Dorje C. Brody (),
Lane P. Hughston and
Andrea Macrina ()
Additional contact information Dorje C. Brody: Department of Mathematics, Imperial College London, London SW7 2AZ, UK
Lane P. Hughston: Department of Mathematics, King's College London, London WC2R 2LS, UK
Andrea Macrina: Department of Mathematics, King's College London, London WC2R 2LS, UK

Abstract:
A new framework for asset price dynamics is introduced in which the concept of noisy information about future cash flows is used to derive the corresponding price processes. In this framework an asset is defined by its cash-flow structure. Each cash flow is modelled by a random variable that can be expressed as a function of a collection of independent random variables called market factors. With each such "X-factor" we associate a market information process, the values of which we assume are accessible to market participants. Each information process consists of a sum of two terms; one contains true information about the value of the associated market factor, and the other represents "noise". The noise term is modelled by an independent Brownian bridge that spans the interval from the present to the time at which the value of the factor is revealed.
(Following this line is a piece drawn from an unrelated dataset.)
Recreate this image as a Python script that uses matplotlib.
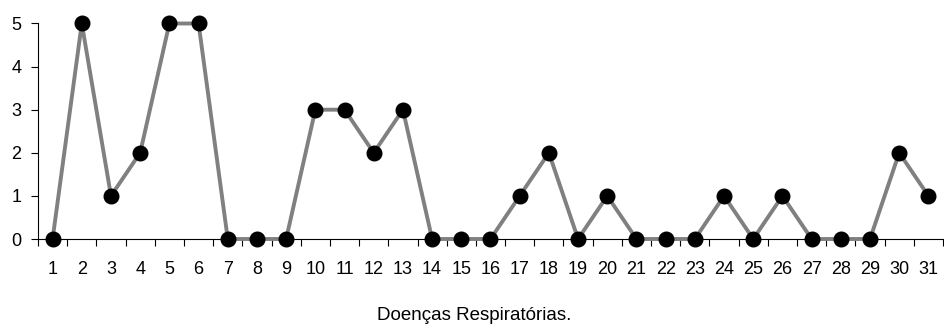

The market filtration is assumed to be that generated by the aggregate of the independent information processes. The price of an asset is given by the expectation of the discounted cash flows in the risk-neutral measure, conditional on the information provided by the market filtration. In the case where the cash flows are the dividend payments associated with equities, an explicit model is obtained for the share-price process. Dividend growth is taken into account by introducing appropriate structure on the market factors. The prices of options on dividend-paying assets are derived. Remarkably, the resulting formula for the price of a European-style call option is of the Black–Scholes–Merton type. We consider the case where the rate at which information is revealed to the market is constant, and the case where the information rate varies in time. Option pricing formulae are obtained for both cases. The information-based framework generates a natural explanation for the origin of stochastic volatility in financial markets, without the need for specifying on an ad hoc basis the dynamics of the volatility.